No fiber in a loop? Tell that to the users of a SONET. It's ancient (by telcomm standards), but it works.
But that's not relevant. Whenever I have to talk to the 'technical support' for any network, the term 'loop' is often used in place of 'trunk' or 'bus'. That could just be the operators reading from a script written more by marketing than by engineering.
I know there's individual fibre to each house (or apartment in my case), but how do they connect those to the central office? How many houses per bus, how many buses? I know optical networks can use trunks/buses with routers (the one we just ran at the lab uses a trunk with FDM routers). So the question is: how many people do I share the trunk with?
Verizon is offering 5M down, 2M up for $40 (same as their 768K/128K DSL). They offer up to 30M/5M to residences (for $180), and probably better than that for offices. So, they won't even let us get 1/3 of your speed. Then again, it's still much faster than DSL.
But, with only 30M being offered as the top-tier, it looks like they're doing some bandwidth sharing, because 1G is doable with optical fiber (thought not easy). Now, how many people does that sharing top out at? 10: no problem, 1,000,000: problem. Even with 1,000,000, though, most use wouldn't be at the same time, so any individual transaction could be lightning fast compared to my pokey DSL.
Yalius
1st August 2007, 05:48 PM
I'm probably not the best to answer those, then, our total number of fiber subscribers is only about 800, company-wide. We've got 144 subscribers max per drop, total of about 1.1 Gbps max load per drop, and using gigabit buses in the CO, until it reaches our main upstream line of 1Gbps. The only thing we come close to saturating is our upstream link, and that hasn't been saturated since it was upgraded from 455MBps to 1Gb.

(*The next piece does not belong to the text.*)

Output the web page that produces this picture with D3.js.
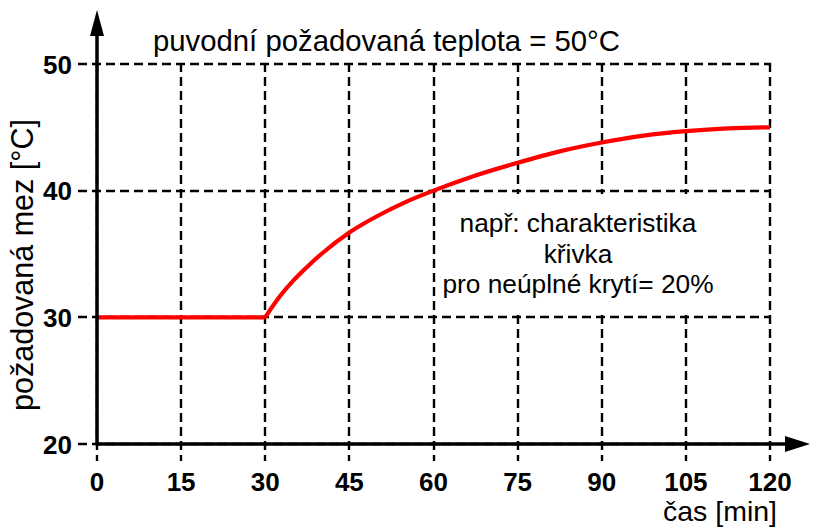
<!DOCTYPE html>
<html><head><meta charset="utf-8">
<script src="https://cdn.jsdelivr.net/npm/d3@7/dist/d3.min.js"></script>
<style>
html,body{margin:0;padding:0;background:#fff;}
svg{display:block;font-family:"Liberation Sans",Arial,sans-serif;}
</style></head>
<body>
<svg id="chart" width="814" height="528"></svg>
<script>
// ---- data ----
const xTicks = [0, 15, 30, 45, 60, 75, 90, 105, 120];
const yTicks = [20, 30, 40, 50];
const times  = [0, 30, 32.5, 35, 37.5, 40, 45, 50, 55, 60, 67.5, 75, 82.5, 90, 97.5, 105, 112.5, 120];
const values = [30, 30, 31.6, 32.9, 34.0, 35.0, 36.7, 38.0, 39.1, 40.0, 41.2, 42.2, 43.1, 43.8, 44.35, 44.7, 44.92, 45.0];
const titleText = "puvodní požadovaná teplota = 50°C";
const yLabel = "požadovaná mez [°C]";
const xLabel = "čas [min]";
const noteLines = ["např: charakteristika", "křivka", "pro neúplné krytí= 20%"];
const noteBox = {x0: 60, x1: 120, y0: 30, y1: 40};

const svg = d3.select("#chart");
const x = d3.scaleLinear().domain([0, 120]).range([97, 770]);
const y = d3.scaleLinear().domain([20, 50]).range([444, 64]);
const rx = d => Math.round(x(d));
const ry = d => Math.round(y(d));

// grid lines
const grid = svg.append("g").attr("stroke", "#000").attr("stroke-width", 2.4).attr("stroke-dasharray", "9,5");
grid.selectAll("line.v").data(xTicks).join("line")
  .attr("x1", rx).attr("x2", rx)
  .attr("y1", ry(50) - 1).attr("y2", 461);
grid.selectAll("line.h").data(yTicks).join("line")
  .attr("x1", 78).attr("x2", rx(120) + 1)
  .attr("y1", ry).attr("y2", ry);

// white panel behind the note (hides inner grid lines)
svg.append("rect")
  .attr("x", rx(noteBox.x0) + 3).attr("y", ry(noteBox.y1) + 3)
  .attr("width", rx(noteBox.x1) - rx(noteBox.x0) - 6)
  .attr("height", ry(noteBox.y0) - ry(noteBox.y1) - 6)
  .attr("fill", "#fff");

// curve: flat part then rising part
const pts = times.map((t, i) => [t, values[i]]);
const flat = pts.filter(p => p[0] <= 30);
const rise = pts.filter(p => p[0] >= 30);
svg.append("path").datum(flat).attr("d", d3.line().x(p => x(p[0])).y(p => y(p[1])))
  .attr("fill", "none").attr("stroke", "#ff0000").attr("stroke-width", 4.2);
svg.append("path").datum(rise).attr("d", d3.line().x(p => x(p[0])).y(p => y(p[1])).curve(d3.curveMonotoneX))
  .attr("fill", "none").attr("stroke", "#ff0000").attr("stroke-width", 4.2)
  .attr("stroke-linejoin", "round");

// axes with arrows
svg.append("line").attr("x1", x(0)).attr("x2", 790).attr("y1", ry(20)).attr("y2", ry(20))
  .attr("stroke", "#000").attr("stroke-width", 3.5);
svg.append("line").attr("x1", rx(0)).attr("x2", rx(0)).attr("y1", ry(20) + 1.5).attr("y2", 30)
  .attr("stroke", "#000").attr("stroke-width", 3.5);
svg.append("path").attr("d", `M${rx(0)},10 L${rx(0) - 7},36 L${rx(0) + 7},36 Z`).attr("fill", "#000");
svg.append("path").attr("d", `M810,${ry(20)} L785,${ry(20) - 8} L785,${ry(20) + 8} Z`).attr("fill", "#000");

// tick labels
svg.append("g").selectAll("text").data(xTicks).join("text")
  .attr("x", d => x(d)).attr("y", 491).attr("text-anchor", "middle")
  .attr("font-size", 26).attr("font-weight", "bold").text(d => d);
svg.append("g").selectAll("text").data(yTicks).join("text")
  .attr("x", 72).attr("y", d => y(d) + 9.5).attr("text-anchor", "end")
  .attr("font-size", 26).attr("font-weight", "bold").text(d => d);

// texts
svg.append("text").attr("x", 153).attr("y", 51).attr("font-size", 29.3).text(titleText);
svg.append("text").attr("transform", "translate(33,265) rotate(-90)")
  .attr("text-anchor", "middle").attr("font-size", 30.5).text(yLabel);
svg.append("text").attr("x", 777).attr("y", 521).attr("text-anchor", "end")
  .attr("font-size", 28.5).text(xLabel);
svg.append("g").selectAll("text").data(noteLines).join("text")
  .attr("x", 578).attr("y", (d, i) => 232 + i * 30.5).attr("text-anchor", "middle")
  .attr("font-size", 26.3)
  .text(d => d);
</script>
</body></html>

Our packages are all either 6000/1000 or 8000/1500.
Reality Believer
2nd August 2007, 09:02 AM
So, yeah, fiber optic internet is available now in my neighborhood.
Anyone have any experience with this? Is it as yummy as it sounds?
I have FIOS, the 15 down, 2 up package. It is very sweet. The total available bandwidth is huge because they also offer TV and telephone across the same connection, so it is limited by your selection of service.
When I download something from a good server that can max out my connection, the progress box that pops up shows 1500 KB/sec. I just ran a DSL reports speed test and the results were 14744 Kb/s down and 1741 Kb/s up. Note the difference in units when looking test results. There is a difference in KB/s, Kb/s, and Mb/s.
One thing I have noticed is that many servers can't serve content fast enough to max out the connection. Google Earth, for example still seems somewhat slow compared to when I was on DSL. You Tube videos are throttled back, and JREF also seems to lag. Not much you can do about that.
Downloading huge files is a breeze though. I can stack up 4, 13mb files from a radio program that I listen to, and they all come down in about 15 seconds.
Highly recommended!
Paul C. Anagnostopoulos
3rd August 2007, 06:16 PM
And the kid in the TV ads is damn cute, too.
~~ Paul
illogical
4th August 2007, 05:24 AM
One thing I have noticed is that many servers can't serve content fast enough to max out the connection.
i'd agree. i had a VPS on a shared T3 and hit about 6 mbps max from many sites. GetRight uses mirrors in an attempt to "thread" the download.